# WHAT THE TASK REQUIRES
Copy from the first line below down to and including the line with "import * as". Skip the pictures.

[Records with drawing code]
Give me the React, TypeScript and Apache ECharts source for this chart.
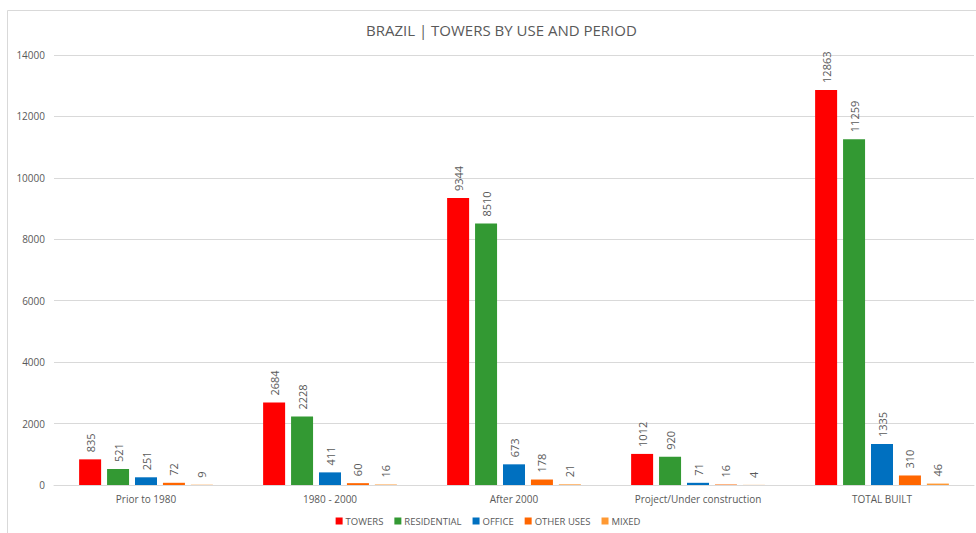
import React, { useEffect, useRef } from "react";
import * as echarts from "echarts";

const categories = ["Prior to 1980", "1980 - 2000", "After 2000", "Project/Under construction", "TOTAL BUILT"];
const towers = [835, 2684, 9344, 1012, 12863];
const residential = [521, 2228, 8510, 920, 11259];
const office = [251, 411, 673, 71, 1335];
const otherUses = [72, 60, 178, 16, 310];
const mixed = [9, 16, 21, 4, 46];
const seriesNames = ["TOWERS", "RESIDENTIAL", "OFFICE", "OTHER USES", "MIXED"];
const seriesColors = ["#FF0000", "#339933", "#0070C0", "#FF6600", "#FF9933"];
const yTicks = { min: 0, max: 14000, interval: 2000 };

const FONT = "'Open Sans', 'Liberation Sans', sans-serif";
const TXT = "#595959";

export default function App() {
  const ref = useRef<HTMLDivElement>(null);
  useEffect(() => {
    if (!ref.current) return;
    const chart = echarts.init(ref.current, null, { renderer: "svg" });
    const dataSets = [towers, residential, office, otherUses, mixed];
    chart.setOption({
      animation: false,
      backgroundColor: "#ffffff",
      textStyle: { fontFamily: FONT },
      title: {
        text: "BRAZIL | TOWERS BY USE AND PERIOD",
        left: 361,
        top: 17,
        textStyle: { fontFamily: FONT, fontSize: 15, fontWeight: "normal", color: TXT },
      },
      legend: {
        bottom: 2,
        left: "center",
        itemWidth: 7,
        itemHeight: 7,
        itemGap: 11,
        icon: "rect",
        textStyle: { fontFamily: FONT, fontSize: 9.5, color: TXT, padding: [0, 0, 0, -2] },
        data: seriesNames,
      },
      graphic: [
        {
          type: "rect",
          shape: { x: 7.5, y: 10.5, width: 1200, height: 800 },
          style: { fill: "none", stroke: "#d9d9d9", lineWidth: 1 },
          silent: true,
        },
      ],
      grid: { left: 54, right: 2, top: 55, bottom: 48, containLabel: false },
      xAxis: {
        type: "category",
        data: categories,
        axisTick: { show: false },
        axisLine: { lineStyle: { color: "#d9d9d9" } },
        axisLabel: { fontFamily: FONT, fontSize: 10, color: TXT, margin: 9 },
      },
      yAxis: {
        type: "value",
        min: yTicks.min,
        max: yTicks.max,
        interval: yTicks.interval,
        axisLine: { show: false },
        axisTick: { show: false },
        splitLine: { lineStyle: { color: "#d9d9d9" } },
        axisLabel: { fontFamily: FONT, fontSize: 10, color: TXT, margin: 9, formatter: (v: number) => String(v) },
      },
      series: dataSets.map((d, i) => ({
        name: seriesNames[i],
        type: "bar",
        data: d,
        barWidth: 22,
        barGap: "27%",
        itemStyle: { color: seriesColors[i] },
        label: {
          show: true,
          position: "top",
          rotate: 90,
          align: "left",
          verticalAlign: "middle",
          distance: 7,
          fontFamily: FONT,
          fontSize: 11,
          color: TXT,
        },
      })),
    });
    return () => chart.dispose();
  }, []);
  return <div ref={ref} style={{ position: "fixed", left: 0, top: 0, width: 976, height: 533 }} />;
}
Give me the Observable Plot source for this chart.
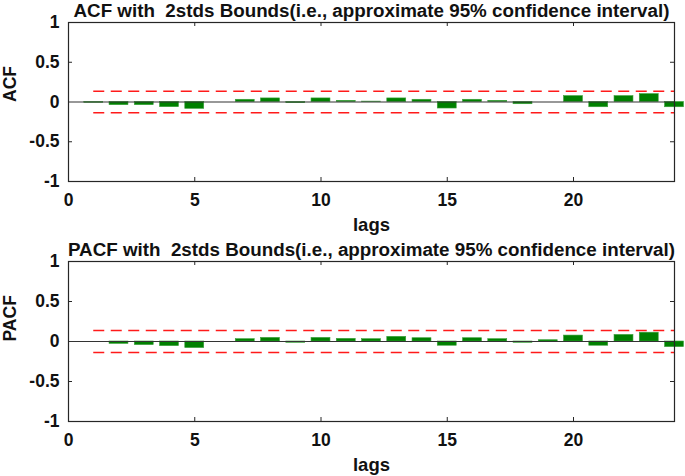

# COMPLETE ANSWER
Give me the React, TypeScript and Apache ECharts source for this chart.
import React, { useEffect, useRef } from "react";
import * as echarts from "echarts";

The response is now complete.